Numbers released by Border Patrol Tuesday show a drop in the number of arrests of people crossing the U.S. Mexico border.
It's a trend seen for the sixth straight year. And it's the first time deportations outnumber arrests at the border.
"I'd like to think a lot of that is a result of us and our tactics understanding that there's other outside factors that add to that," Barlow said.
Activists at Derechos Humanos say one big factor is the lagging U.S. Economy.
"I think it would be very disingenuous for them to take credit for what they're seeing," said Kat Rodriguez from Derechos Humanos.

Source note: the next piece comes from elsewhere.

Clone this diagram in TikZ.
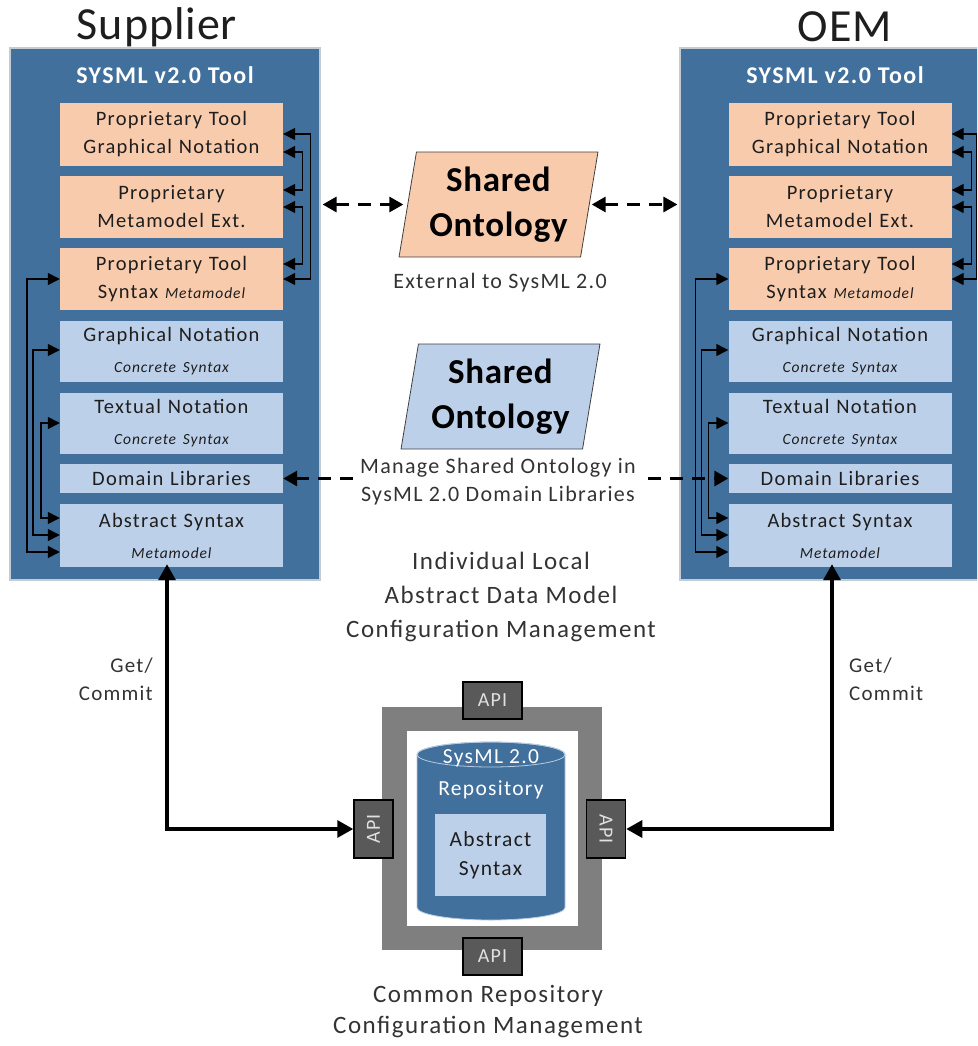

Kat Rodriguez says when the economy's down, immigrants choose to stay put. She says the numbers are misleading. When things bounce back so will the number of border crossings.
"They get to slice their bread both ways and they can't do that 'cause that's not the reality," Rodriguez said.
The reality for Chief Barlow is, tactics along the border are changing. Intelligence is more important than ever, crime can be targeted more strategically.
"Understanding where the threats are and then attacking those areas in more of a focused area," Barlow said.
And the chief says he understands the border is a hot button issue in the Tucson sector. Not everyone will agree with everything his agency does, but he's willing to listen.
"I'm open to the chance to sit down and have those conversations with folks in Tucson," Barlow said.
Chief Barlow says each year budget cuts are always a potential concern, but he will maximize whatever resources he's given to protect the Tucson sector.